Sengaja judul di atas saya pilih melihat fenomena yang berkembang di lingkungan sekolah belakangan ini. Seyogyanya sekolah adalah tempat prestisius dan utama bagi anak-anak untuk belajar berbagai ilmu pengetahuan, tata karma dan sopan santun. Namun saat ini tugas mulia ini tidak mampu sepenuhnya diampu oleh lembaga sekolah. Karena ternyata dari pergaulan di sekolah anak-anak juga belajar “nakal” dari teman-temannya.
Apakah anda pernah mendengar idiom yang selama ini beredar di masyarakat? Jika seorang perampok kelas teri ditangkap lalu dipenjara, maka sekeluarnya dari penjara bukannya tobat malah menjadi perampok kelas kakap. Penjara yang fungsi awalnya digunakan untuk”menghukum” ternyata malah berubah fungsi menjadi tempat “belajar”. Analogi ini mengingatkannya saya pada kondisi sekolah-sekolah yang ada disekitar kita.

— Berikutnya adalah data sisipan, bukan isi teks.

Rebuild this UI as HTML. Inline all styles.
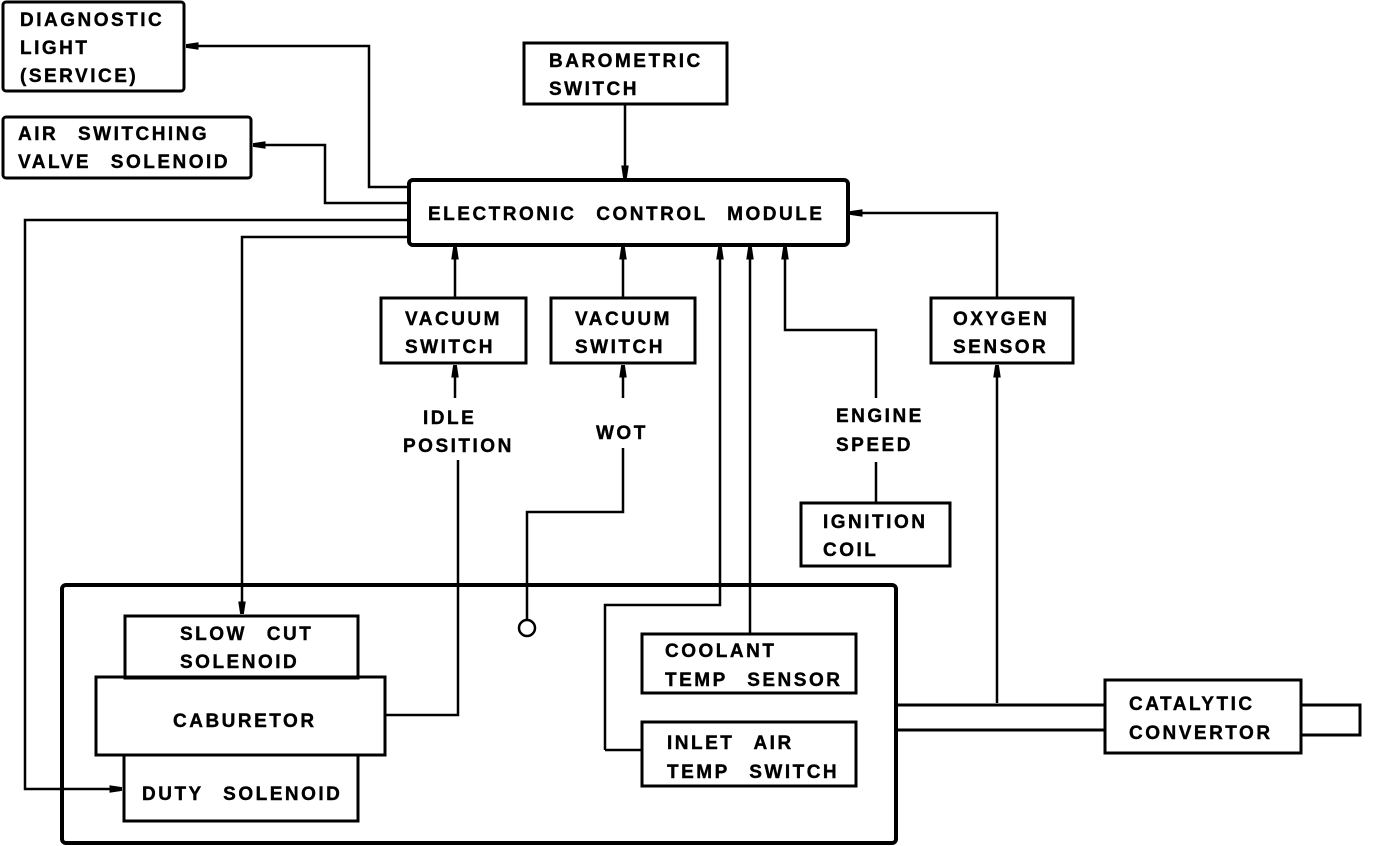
<!DOCTYPE html>
<html><head><style>
html,body{margin:0;padding:0;background:#fff}
svg{display:block}
text{font-family:"Liberation Sans",sans-serif;font-weight:bold;font-size:19px;fill:#000;letter-spacing:2.5px;word-spacing:12px;stroke:#000;stroke-width:0.4}
</style></head><body>
<svg width="1376" height="846" viewBox="0 0 1376 846" xmlns="http://www.w3.org/2000/svg">
<defs>
<marker id="a" viewBox="0 0 10 10" refX="10" refY="5" markerWidth="5" markerHeight="5" orient="auto"><path d="M0,2 L10,3.5 L10,6.5 L0,8 Z" fill="#000"/></marker>
</defs>
<g fill="none" stroke="#000" stroke-width="3">
<rect x="3" y="2" width="181" height="89" rx="3"/>
<rect x="3" y="117" width="248" height="61" rx="3"/>
<rect x="524" y="43" width="203" height="61"/>
<rect x="409" y="180" width="439" height="65" rx="4" stroke-width="4"/>
<rect x="381" y="298" width="145" height="65"/>
<rect x="551" y="298" width="144" height="65"/>
<rect x="931" y="298" width="142" height="65"/>
<rect x="801" y="503" width="149" height="63"/>
<rect x="62" y="585" width="834" height="258" rx="4" stroke-width="4"/>
<rect x="125" y="616" width="233" height="62"/>
<rect x="96" y="677" width="289" height="78"/>
<rect x="124" y="755" width="234" height="66"/>
<rect x="642" y="634" width="214" height="59"/>
<rect x="642" y="722" width="214" height="64"/>
<rect x="1105" y="680" width="196" height="73"/>
<path d="M896,705 H1105 M896,730 H1105 M1301,705 H1360 V735 H1301"/>
</g>
<g fill="none" stroke="#000" stroke-width="2.5">
<path d="M409,187 H369 V46 H186" marker-end="url(#a)"/>
<path d="M409,203 H325 V145 H253" marker-end="url(#a)"/>
<path d="M409,220 H25 V789 H122" marker-end="url(#a)"/>
<path d="M409,237 H242 V614" marker-end="url(#a)"/>
<path d="M625,104 V178" marker-end="url(#a)"/>
<path d="M455,298 V247" marker-end="url(#a)"/>
<path d="M623,298 V247" marker-end="url(#a)"/>
<path d="M455,398 V365" marker-end="url(#a)"/>
<path d="M385,715 H458 V460"/>
<path d="M623,398 V365" marker-end="url(#a)"/>
<path d="M623,448 V512 H527 V620"/>
<circle cx="527" cy="628" r="8"/>
<path d="M876,503 V462 M876,398 V330 H785 V247" marker-end="url(#a)"/>
<path d="M997,298 V213 H850" marker-end="url(#a)"/>
<path d="M997,703 V365" marker-end="url(#a)"/>
<path d="M605,750 H642 M605,750 V605 H720 V247" marker-end="url(#a)"/>
<path d="M750,634 V247" marker-end="url(#a)"/>
</g>
<text x="20" y="26">DIAGNOSTIC</text>
<text x="20" y="54">LIGHT</text>
<text x="20" y="82">(SERVICE)</text>
<text x="18" y="140">AIR SWITCHING</text>
<text x="18" y="168">VALVE SOLENOID</text>
<text x="549" y="67">BAROMETRIC</text>
<text x="549" y="95">SWITCH</text>
<text x="428" y="220">ELECTRONIC CONTROL MODULE</text>
<text x="405" y="325">VACUUM</text>
<text x="405" y="353">SWITCH</text>
<text x="575" y="325">VACUUM</text>
<text x="575" y="353">SWITCH</text>
<text x="953" y="325">OXYGEN</text>
<text x="953" y="353">SENSOR</text>
<text x="423" y="424">IDLE</text>
<text x="403" y="452">POSITION</text>
<text x="596" y="439">WOT</text>
<text x="836" y="422">ENGINE</text>
<text x="836" y="451">SPEED</text>
<text x="823" y="528">IGNITION</text>
<text x="823" y="556">COIL</text>
<text x="180" y="640">SLOW CUT</text>
<text x="180" y="668">SOLENOID</text>
<text x="173" y="727">CABURETOR</text>
<text x="142" y="800">DUTY SOLENOID</text>
<text x="665" y="657">COOLANT</text>
<text x="665" y="686">TEMP SENSOR</text>
<text x="667" y="749">INLET AIR</text>
<text x="667" y="778">TEMP SWITCH</text>
<text x="1129" y="710">CATALYTIC</text>
<text x="1129" y="739">CONVERTOR</text>
</svg>
</body></html>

Banyak penelitian menunjukkan, awal mula anak mulai coba-coba merokok ternyata justru dari teman-temannya di sekolah. Dari coba-coba rokok ini akhirnya mereka mencoba minuman keras dan narkoba. Setelah itu pintu gerbang kenakalan – kenakalan lainnya akan terbuka. Mereka mulai berani mencuri, berbohong, membolos, dan tawuran. Banyak kasus anak yang dirumah terkenal pendiam dan relatif baik, ternyata berbuat kasus di sekolah.

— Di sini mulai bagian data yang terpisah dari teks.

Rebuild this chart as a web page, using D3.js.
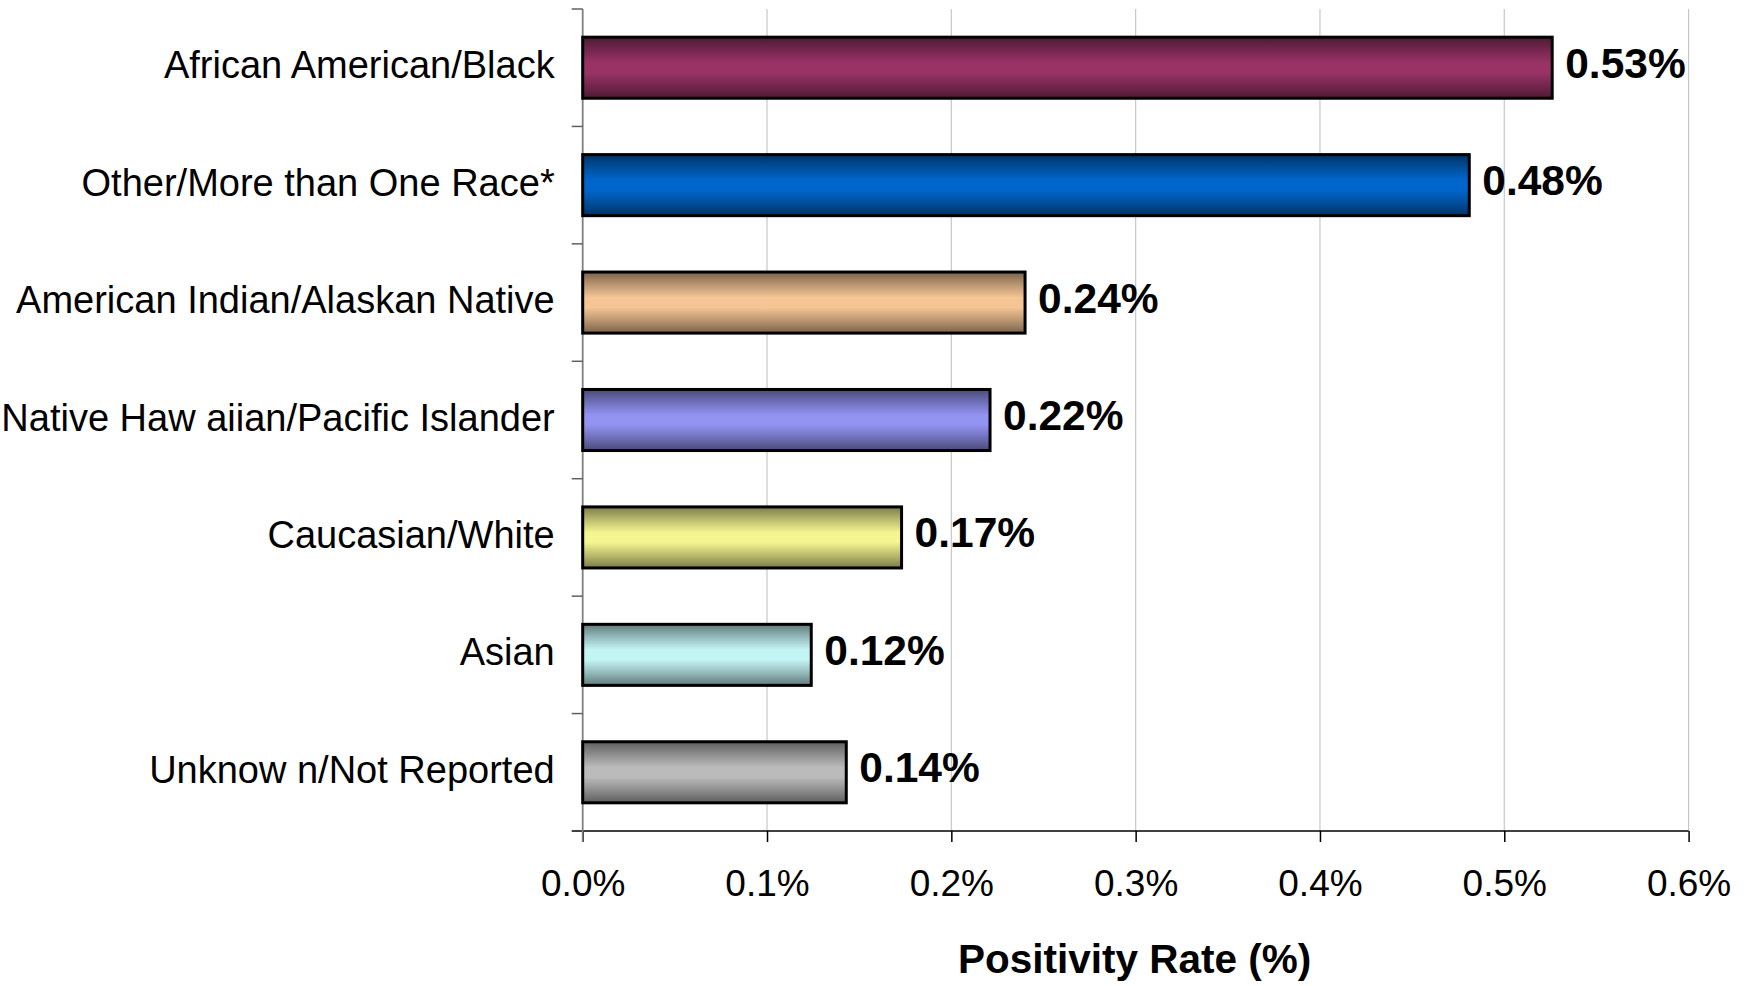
<!DOCTYPE html>
<html>
<head>
<meta charset="utf-8">
<script src="https://cdn.jsdelivr.net/npm/d3@7"></script>
<style>
  html, body { margin: 0; padding: 0; background: #ffffff; }
  svg { display: block; }
  text { font-family: "Liberation Sans", Arial, Helvetica, sans-serif; fill: #000; }
</style>
</head>
<body>
<svg id="chart" width="1749" height="986"></svg>
<script>
// ---- data ----
const categories = [
  "African American/Black",
  "Other/More than One Race*",
  "American Indian/Alaskan Native",
  "Native Haw aiian/Pacific Islander",
  "Caucasian/White",
  "Asian",
  "Unknow n/Not Reported"
];
const values = [0.526, 0.481, 0.240, 0.221, 0.173, 0.124, 0.143];
const barColors = ["#993366", "#0066cc", "#f5c595", "#9393f2", "#f5f591", "#c4f5f5", "#bbbbbb"];
const xTicks = [0, 0.1, 0.2, 0.3, 0.4, 0.5, 0.6];
const xTitle = "Positivity Rate (%)";

// ---- layout ----
const W = 1749, H = 986;
const plot = { left: 582.7, right: 1688.6, top: 9, bottom: 831 };

const svg = d3.select("#chart");

const x = d3.scaleLinear().domain([0, 0.6]).range([plot.left, plot.right]);
const y = d3.scaleBand().domain(categories).range([plot.top, plot.bottom])
  .paddingInner(0.48).paddingOuter(0.24);

// gradients
const defs = svg.append("defs");
barColors.forEach((c, i) => {
  const dark = d3.interpolateRgb(c, "#000")(0.5);
  const mid = d3.interpolateRgb(c, "#000")(0.25);
  const g = defs.append("linearGradient").attr("id", "grad" + i)
    .attr("x1", 0).attr("x2", 0).attr("y1", 0).attr("y2", 1);
  [[0, dark], [0.2, mid], [0.42, c], [0.58, c], [0.8, mid], [1, dark]].forEach(([o, col]) => {
    g.append("stop").attr("offset", o).attr("stop-color", col);
  });
});

// gridlines
svg.append("g").selectAll("line").data(xTicks.filter(d => d > 0)).join("line")
  .attr("x1", d => x(d)).attr("x2", d => x(d))
  .attr("y1", plot.top).attr("y2", plot.bottom)
  .attr("stroke", "#c8c8c8").attr("stroke-width", 1.2);

// x axis
const xAxis = svg.append("g").attr("transform", `translate(0,${plot.bottom})`)
  .call(d3.axisBottom(x).tickValues(xTicks).tickSize(11).tickPadding(28)
    .tickFormat(d => d3.format(".1f")(d) + "%"));
xAxis.select(".domain").remove();
xAxis.selectAll(".tick line").attr("stroke", "#000").attr("stroke-width", 1.5);
xAxis.selectAll(".tick text").attr("font-size", 37).attr("dy", "0.71em")
  .attr("font-family", "'Liberation Sans', Arial, sans-serif").attr("fill", "#000");
svg.append("line").attr("x1", plot.left - 11).attr("x2", plot.right)
  .attr("y1", plot.bottom).attr("y2", plot.bottom)
  .attr("stroke", "#000").attr("stroke-width", 1.5);

// y axis line and boundary ticks
svg.append("line").attr("x1", plot.left).attr("x2", plot.left)
  .attr("y1", plot.top).attr("y2", plot.bottom + 11)
  .attr("stroke", "#808080").attr("stroke-width", 1.8);
const bounds = d3.range(categories.length).map(i => plot.top + i * y.step());
svg.append("g").selectAll("line").data(bounds).join("line")
  .attr("x1", plot.left - 11).attr("x2", plot.left)
  .attr("y1", d => d).attr("y2", d => d)
  .attr("stroke", "#606060").attr("stroke-width", 1.5);

// category labels
svg.append("g").selectAll("text").data(categories).join("text")
  .attr("x", plot.left - 28)
  .attr("y", d => y(d) + y.bandwidth() / 2 + 10.6)
  .attr("text-anchor", "end")
  .attr("font-size", 38)
  .text(d => d);

// bars
const data = categories.map((c, i) => ({ c, v: values[i], i }));
svg.append("g").selectAll("rect").data(data).join("rect")
  .attr("x", x(0))
  .attr("y", d => y(d.c))
  .attr("width", d => x(d.v) - x(0))
  .attr("height", y.bandwidth())
  .attr("fill", d => `url(#grad${d.i})`)
  .attr("stroke", "#000").attr("stroke-width", 3);

// value labels
svg.append("g").selectAll("text").data(data).join("text")
  .attr("x", d => x(d.v) + 13)
  .attr("y", d => y(d.c) + y.bandwidth() / 2 + 10)
  .attr("font-size", 42.5).attr("font-weight", "bold")
  .text(d => d3.format(".2f")(d.v) + "%");

// axis title
svg.append("text")
  .attr("x", (plot.left + plot.right) / 2 - 1)
  .attr("y", 973)
  .attr("text-anchor", "middle")
  .attr("font-size", 40.5).attr("font-weight", "bold")
  .text(xTitle);
</script>
</body>
</html>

Menurut istilah kamus bahasa Indonesia, kenakalan remaja adalah adalah suatu perbuatan yang melanggar norma, aturan, atau hukum dalam masyarakat yang dilakukan pada usia remaja atau transisi masa anak-anak dan dewasa. Kenakalan remaja meliputi semua perilaku yang menyimpang dari norma-norma hukum pidana yang dilakukan oleh remaja. Kenakalan remaja ini mendapat perhatian secara khusus sejak terbentuknya peradilan untuk anak-anak bermasalah pada tahun 1899 di Illionis, Amerika Serikat.
Sejak saat itu mata dunia terbuka dan menyadari kenakalan remaja adalah isu penting yang seharusnya mendapatkan perhatian secara khusus. Saat ini kenakalan remaja menjadi isu penting dan bahkan mendasari tercetusnya ide tentang kurikulum sekolah berkarakter.
Ada banyak jenis kenakalan remaja yang biasanya dilakukan anak-anak sekolah, mulai dari yang ringan seperti suka bolos, tidak mengerjakan tugas yang diberikan guru, menyontek, merokok, sampai yang berat seperti misalnya tawuran, narkoba dan pergaulan bebas. Kenakalan ini terjadi karena faktor internal maupun eksternal.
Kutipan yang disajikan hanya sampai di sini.